あのキスだって何も意味はなかったのかもしれない、全て私の勘違いだったのかもしれない。
私のセンスの無い弁明が、彼の耳にも届いたらしい。嫌な気分にさせてしまったのだろう、なんとなく冷たい態度になり、こちらからも話しかけづらくなり、仲良しですらなくなった。
私に反省すべきところがあるのは明白だが、謝るのも怖かった。修復するよりも、蓋をすることを選んだ。
半年程経った後、デートをしていた彼の友達に呼ばれた飲み会で一緒になり、挨拶と軽口程度は叩けるまで回復した。
仕事上の理由で、ふたりで飲みに行ったこともあった。昔よりもぎこちない空気が流れていた。昔は何を話して、何に笑っていたのか、もう思い出せない。あのカラオケはなんだったの?それすらも聞けなかった。
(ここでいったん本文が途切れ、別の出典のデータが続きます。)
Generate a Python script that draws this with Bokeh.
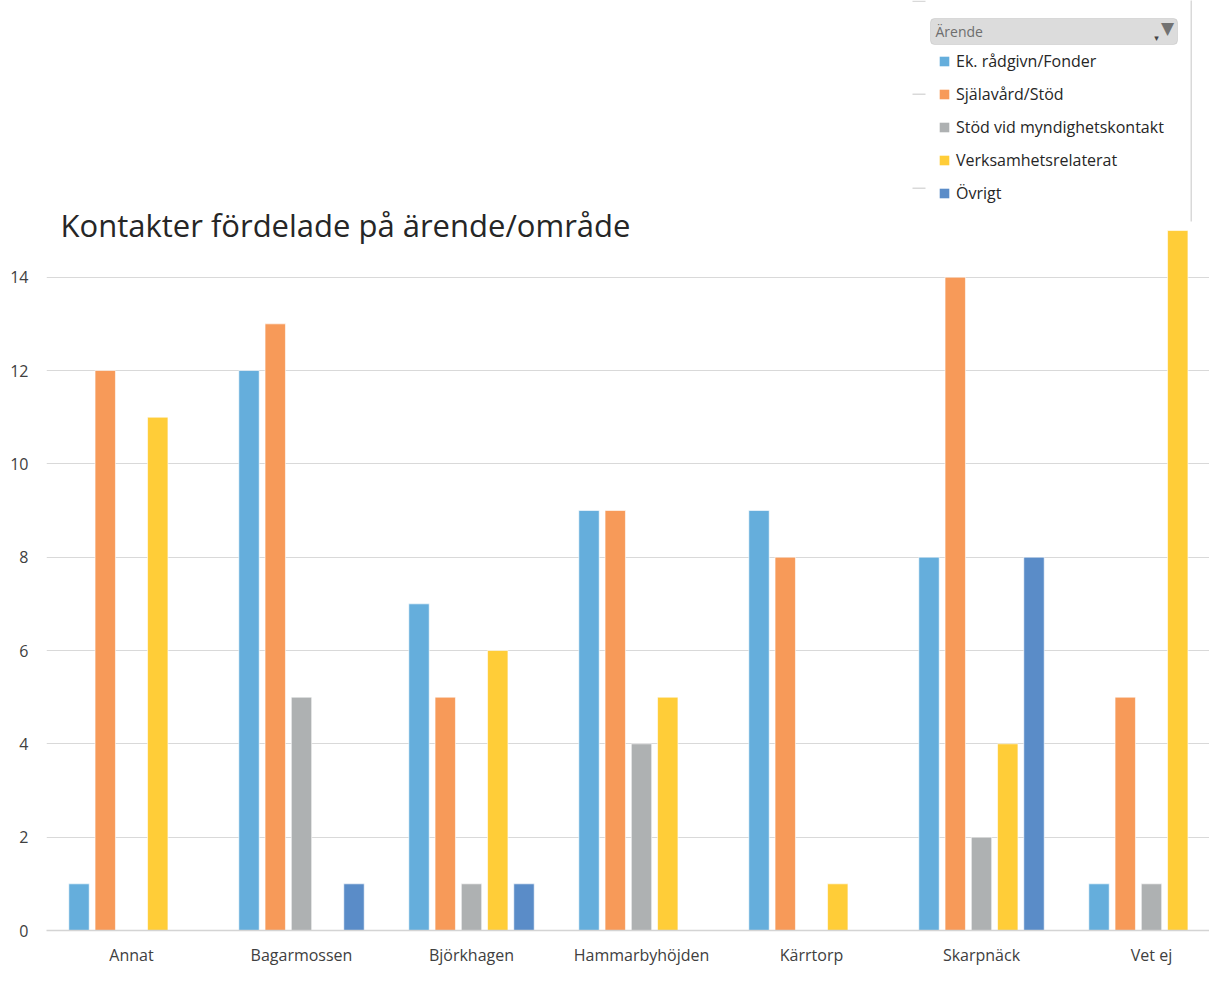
import numpy as np
from bokeh.plotting import figure
from bokeh.models import (ColumnDataSource, Range1d, FixedTicker, Label, Legend,
                          LegendItem, BoxAnnotation)
from bokeh.transform import dodge
from bokeh.embed import file_html
from bokeh.resources import INLINE

# ---------------- data ----------------
categories = ["Annat", "Bagarmossen", "Björkhagen", "Hammarbyhöjden",
              "Kärrtorp", "Skarpnäck", "Vet ej"]
series = ["Ek. rådgivn/Fonder", "Själavård/Stöd", "Stöd vid myndighetskontakt",
          "Verksamhetsrelaterat", "Övrigt"]
ek_radgivn = [1, 12, 7, 9, 9, 8, 1]
sjalavard = [12, 13, 5, 9, 8, 14, 5]
stod_myndighet = [0, 5, 1, 4, 0, 2, 1]
verksamhet = [11, 0, 6, 5, 1, 4, 15]
ovrigt = [0, 1, 1, 0, 0, 8, 0]
y_ticks = [0, 2, 4, 6, 8, 10, 12, 14]
title_text = "Kontakter fördelade på ärende/område"
legend_title = "Ärende"

colors = ["#65AEDC", "#F79A59", "#AEB1B2", "#FFCD38", "#5A8CC8"]
values = [ek_radgivn, sjalavard, stod_myndighet, verksamhet, ovrigt]

# ---------------- layout ----------------
W, H = 1209, 968
LEFT, BOTTOM = 46, 37
frame_w = W - LEFT
frame_h = H - BOTTOM
px_per_cat = 170.0
px_per_unit = 654.0 / 14.0
x_start = -0.5
x_end = x_start + frame_w / px_per_cat
y_end = frame_h / px_per_unit

cols = ["s%d" % i for i in range(len(series))]
data = {"x": np.arange(len(categories))}
for c, v in zip(cols, values):
    arr = np.array(v, dtype=float)
    arr[arr == 0] = np.nan
    data[c] = arr
src = ColumnDataSource(data)

p = figure(width=W, height=H, x_range=Range1d(x_start, x_end),
           y_range=Range1d(0, y_end), output_backend="svg",
           toolbar_location=None, min_border_left=LEFT, min_border_right=0,
           min_border_top=0, min_border_bottom=BOTTOM)
p.outline_line_color = None
p.background_fill_color = "white"

# axes
p.yaxis.ticker = FixedTicker(ticks=y_ticks)
p.yaxis.axis_line_color = None
p.yaxis.major_tick_line_color = None
p.yaxis.minor_tick_line_color = None
p.yaxis.major_tick_out = 0
p.yaxis.major_label_standoff = 18
p.yaxis.major_label_text_font = "Open Sans"
p.yaxis.major_label_text_font_size = "16px"
p.yaxis.major_label_text_color = "#404040"

p.xaxis.ticker = FixedTicker(ticks=list(range(len(categories))))
p.xaxis.major_label_overrides = {i: c for i, c in enumerate(categories)}
p.xaxis.axis_line_color = "#D4D4D4"
p.xaxis.axis_line_width = 1.5
p.xaxis.major_tick_line_color = None
p.xaxis.minor_tick_line_color = None
p.xaxis.major_tick_out = 0
p.xaxis.major_label_standoff = 13
p.xaxis.major_label_text_font = "Open Sans"
p.xaxis.major_label_text_font_size = "16px"
p.xaxis.major_label_text_color = "#404040"

p.xgrid.visible = False
p.ygrid.ticker = FixedTicker(ticks=y_ticks)
p.ygrid.grid_line_color = "#D9D9D9"
p.ygrid.grid_line_width = 1

# bars
pitch = 0.1544
for i, c in enumerate(cols):
    p.vbar(x=dodge("x", (i - 2) * pitch, range=p.x_range), top=c, width=0.12,
           source=src, fill_color=colors[i], line_color="white",
           line_alpha=0.6, line_width=1)

# legend (pivot-chart style, top right)
legend_items = []
for i, s in enumerate(series):
    r = p.scatter(x=[np.nan], y=[np.nan], marker="square",
                  fill_color=colors[i], line_color=None)
    legend_items.append(LegendItem(label=s, renderers=[r]))

legend = Legend(items=legend_items, location=(886, 725),
                orientation="vertical", glyph_width=24, glyph_height=24,
                label_height=24, label_standoff=-2, spacing=9, padding=0,
                margin=0, border_line_color=None, background_fill_alpha=0,
                label_text_font="Open Sans", label_text_font_size="16px",
                label_text_color="#262626")

# decorations of the filter panel
p.add_layout(BoxAnnotation(left=884, right=1131, top=912, bottom=886,
                           left_units="screen", right_units="screen",
                           top_units="screen", bottom_units="screen",
                           fill_color="#DCDCDC", fill_alpha=1,
                           line_color="#A8A8A8", line_width=1,
                           border_radius=4))
for yy in (929, 836, 742):
    p.add_layout(BoxAnnotation(left=866, right=879, top=yy + 1, bottom=yy - 0.5,
                               left_units="screen", right_units="screen",
                               top_units="screen", bottom_units="screen",
                               fill_color="#D9D9D9", fill_alpha=1,
                               line_color=None))
p.add_layout(BoxAnnotation(left=1144, right=1145.5, top=frame_h, bottom=709,
                           left_units="screen", right_units="screen",
                           top_units="screen", bottom_units="screen",
                           fill_color="#D9D9D9", fill_alpha=1, line_color=None))
p.add_layout(Label(x=889, y=899, x_units="screen", y_units="screen",
                   text=legend_title, text_font="Open Sans",
                   text_font_size="14px", text_color="#6E6E6E",
                   text_baseline="middle"))
p.add_layout(Label(x=1121, y=903, x_units="screen", y_units="screen",
                   text="▼", text_font="DejaVu Sans", text_font_size="17px",
                   text_color="#727272", text_baseline="middle",
                   text_align="center"))
p.add_layout(Label(x=1110, y=893, x_units="screen", y_units="screen",
                   text="▾", text_font="DejaVu Sans", text_font_size="9px",
                   text_color="#444444", text_baseline="middle",
                   text_align="center"))
p.add_layout(legend)

# title
p.add_layout(Label(x=14, y=706, x_units="screen", y_units="screen",
                   text=title_text, text_font="Open Sans",
                   text_font_size="31px", text_color="#262626",
                   text_baseline="alphabetic"))

open("out.html", "w").write(file_html(p, INLINE))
仕事上の理由も、彼にしてはとても薄いものだとわかってたから、わざわざ私が誘われた意味もわからなかった。でもそこに期待したりするのもやめようと思った。ただの暇つぶしかもしれないのだ。
帰り際に、まだ人の流れがある品川の階段をのぼりながら、
彼女出来たんだよね、と彼は言った。
おめでとう、と私も返した。
もうおめでとう以外の言葉を言える立場でも距離感でもなかったから。
彼が私のことをどう思っていたかはわからないけど、私は多分ちょっと好きでした。